An object of class "fv" (see fv.object).Essentially a data frame containing numeric columnstogether with a column or columns named "iso" and/or "trans", according to the selected edge corrections. These columns contain estimates of the mark-weighted $K$ function $K[f](r)$ obtained by the edge corrections named (if returnL=FALSE).

The mark-weighted $K$ function is defined so that $$ \lambda K_f(r) = \frac{C_f(r)}{E[ f(M_1, M_2) ]} $$ where $$ C_f(r) = E \left[ \sum_{x \in X} f(m(u), m(x)) 1{0 < ||u - x|| \le r} \; \big| \; u \in X \right] $$ for any spatial location $u$ taken to be a typical point of the point process $X$. Here $d(u,x)$ is the euclidean distance between $u$ and $x$, so that the sum is taken over all random points $x$ that lie within a distance $r$ of the point $u$. The function $C[f](r)$ is the unnormalised mark-weighted $K$ function. To obtain $K[f](r)$ we standardise $C[f](r)$ by dividing by $E[f(M1,M2)]$, the expected value of $f(M1,M2)$ when $M1$ and $M2$ are independent random marks with the same distribution as the marks in the point process.

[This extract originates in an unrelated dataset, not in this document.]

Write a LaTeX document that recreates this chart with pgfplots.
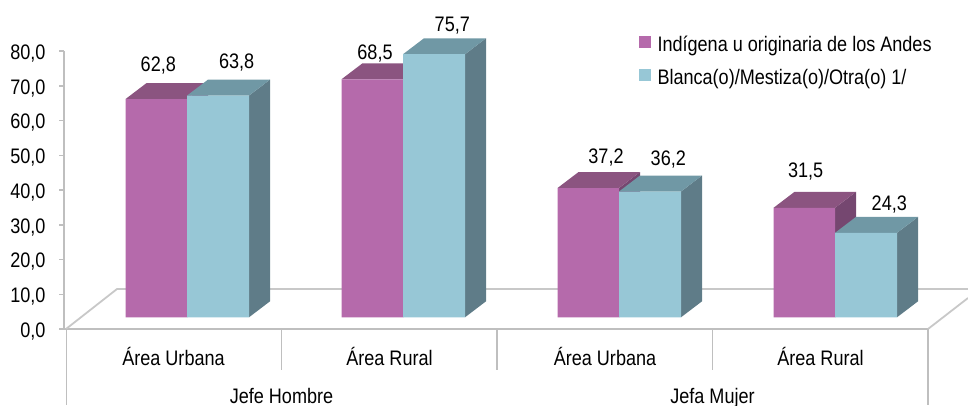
\documentclass[border=0pt]{standalone}
\usepackage{pgfplots}
\pgfplotsset{compat=1.18}
\usepackage{fontspec}
\setmainfont[FakeStretch=0.86]{Liberation Sans}
\definecolor{pfront}{HTML}{B56AAB}
\definecolor{ptop}{HTML}{8B5480}
\definecolor{pside}{HTML}{754770}
\definecolor{bfront}{HTML}{97C7D6}
\definecolor{btop}{HTML}{7098A5}
\definecolor{bside}{HTML}{5F7C88}
\definecolor{axgray}{HTML}{BFBFBF}
\definecolor{flgray}{HTML}{C8C8C8}
\newcommand{\lab}{\fontsize{21}{25}\selectfont}
\tikzset{vlab/.style={font=\lab,anchor=base,inner sep=0pt,text=black}}
\begin{document}
\begin{tikzpicture}[x=1pt,y=1pt]
\useasboundingbox (0,0) rectangle (968pt,405pt);
\begin{axis}[
  at={(64pt,76pt)},anchor=south west,
  scale only axis,width=864pt,height=278pt,
  xmin=64,xmax=928,ymin=0,ymax=80,
  clip=false,
  axis x line*=bottom,axis y line*=left,
  axis line style={-,draw=axgray,line width=1.5pt},
  ytick={0,10,...,80},
  xtick={173.5,389.5,605,820.5},
  xticklabels={Área Urbana,Área Rural,Área Urbana,Área Rural},
  tick align=outside,
  major tick length=5pt,
  xtick style={draw=none},
  ytick style={draw=axgray,line width=1.5pt},
  tick label style={font=\lab,text=black},
  xticklabel style={anchor=base,yshift=-31pt},
  yticklabel style={anchor=east,xshift=-10pt,yshift=-2.5pt},
  /pgf/number format/.cd,fixed,fixed zerofill,precision=1,use comma,assume math mode=true,
  /pgfplots/.cd,
  legend style={at={(axis cs:639,84.9)},anchor=north west,draw=none,fill=none,font=\lab,
    inner sep=0pt,outer sep=0pt,
    row sep=12pt,cells={anchor=west}},
  legend cell align=left,
]
% floor and category dividers
\addplot[forget plot,flgray,line width=1.8pt] coordinates {(66,0) (117,11.51) (968,11.51)};
\addplot[forget plot,flgray,line width=1.8pt] coordinates {(928,0) (968,8.92)};
\addplot[forget plot,axgray,line width=1.5pt] coordinates {(66.5,0) (66.5,-22)};
\addplot[forget plot,axgray,line width=1.5pt] coordinates {(281.5,0) (281.5,-11.8)};
\addplot[forget plot,axgray,line width=1.5pt] coordinates {(497,0) (497,-11.8)};
\addplot[forget plot,axgray,line width=1.5pt] coordinates {(712.5,0) (712.5,-11.8)};
\addplot[forget plot,axgray,line width=1.5pt] coordinates {(928,0) (928,-22)};
% purple: sides, tops
\addplot[forget plot,fill=pside,draw=none,yshift=11.7pt] coordinates {(187,0) (187,62.8) (208,67.4) (208,4.6)};
\addplot[forget plot,fill=ptop,draw=none,yshift=11.7pt] coordinates {(125.5,62.8) (187,62.8) (208,67.4) (146.5,67.4)};
\addplot[forget plot,fill=pside,draw=none,yshift=11.7pt] coordinates {(403,0) (403,68.5) (424,73.1) (424,4.6)};
\addplot[forget plot,fill=ptop,draw=none,yshift=11.7pt] coordinates {(341.5,68.5) (403,68.5) (424,73.1) (362.5,73.1)};
\addplot[forget plot,fill=pside,draw=none,yshift=11.7pt] coordinates {(619,0) (619,37.2) (640,41.8) (640,4.6)};
\addplot[forget plot,fill=ptop,draw=none,yshift=11.7pt] coordinates {(557.5,37.2) (619,37.2) (640,41.8) (578.5,41.8)};
\addplot[forget plot,fill=pside,draw=none,yshift=11.7pt] coordinates {(835,0) (835,31.5) (856,36.1) (856,4.6)};
\addplot[forget plot,fill=ptop,draw=none,yshift=11.7pt] coordinates {(773.5,31.5) (835,31.5) (856,36.1) (794.5,36.1)};
% purple fronts
\addplot[ybar,bar width=61.5pt,bar shift=0pt,fill=pfront,draw=none,yshift=11.7pt,
  legend image code/.code={\fill[pfront] (0pt,-15.3pt) rectangle (12pt,-3.3pt);}]
  coordinates {(156.25,62.8) (372.25,68.5) (588.25,37.2) (804.25,31.5)};
\addlegendentry{\hspace{4.5pt}Indígena u originaria de los Andes}
% blue: sides, tops
\addplot[forget plot,fill=bside,draw=none,yshift=11.7pt] coordinates {(249,0) (249,63.8) (270,68.4) (270,4.6)};
\addplot[forget plot,fill=btop,draw=none,yshift=11.7pt] coordinates {(187,63.8) (249,63.8) (270,68.4) (208,68.4)};
\addplot[forget plot,fill=bside,draw=none,yshift=11.7pt] coordinates {(465,0) (465,75.7) (486,80.3) (486,4.6)};
\addplot[forget plot,fill=btop,draw=none,yshift=11.7pt] coordinates {(403,75.7) (465,75.7) (486,80.3) (424,80.3)};
\addplot[forget plot,fill=bside,draw=none,yshift=11.7pt] coordinates {(681,0) (681,36.2) (702,40.8) (702,4.6)};
\addplot[forget plot,fill=btop,draw=none,yshift=11.7pt] coordinates {(619,36.2) (681,36.2) (702,40.8) (640,40.8)};
\addplot[forget plot,fill=bside,draw=none,yshift=11.7pt] coordinates {(897,0) (897,24.3) (918,28.9) (918,4.6)};
\addplot[forget plot,fill=btop,draw=none,yshift=11.7pt] coordinates {(835,24.3) (897,24.3) (918,28.9) (856,28.9)};
% blue fronts
\addplot[ybar,bar width=62pt,bar shift=0pt,fill=bfront,draw=none,yshift=11.7pt,
  legend image code/.code={\fill[bfront] (0pt,-15.3pt) rectangle (12pt,-3.3pt);}]
  coordinates {(218,63.8) (434,75.7) (650,36.2) (866,24.3)};
\addlegendentry{\hspace{4.5pt}Blanca(o)/Mestiza(o)/Otra(o) 1/}
% value labels
\node[vlab] at (axis cs:158.3,73.96) {62,8};
\node[vlab] at (axis cs:236.7,75.02) {63,8};
\node[vlab] at (axis cs:375,77.61) {68,5};
\node[vlab] at (axis cs:452.3,85.75) {75,7};
\node[vlab] at (axis cs:606,47.77) {37,2};
\node[vlab] at (axis cs:668.3,47.0) {36,2};
\node[vlab] at (axis cs:805.7,43.54) {31,5};
\node[vlab] at (axis cs:889.3,34.24) {24,3};
% group labels
\node[vlab] at (axis cs:281.5,-21.5) {Jefe Hombre};
\node[vlab] at (axis cs:712.5,-21.5) {Jefa Mujer};
\end{axis}
\end{tikzpicture}
\end{document}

Under the hypothesis of random labelling, the mark-weighted $K$ function is equal to Ripley's $K$ function, $K[f](r) = K(r)$.

The mark-weighted $K$ function is sometimes called the mark correlation integral because it is related to the mark correlation function $k[f](r)$ and the pair correlation function $g(r)$ by $$ K_f(r) = 2 \pi \int_0^r s k_f(s) \, g(s) \, {\rm d}s $$ See markcorr for a definition of the mark correlation function.

Given a marked point pattern X, this command computes edge-corrected estimates of the mark-weighted $K$ function. If returnL=FALSE then the estimated function $K[f](r)$ is returned; otherwise the function $$ L_f(r) = \sqrt{K_f(r)/\pi} $$ is returned.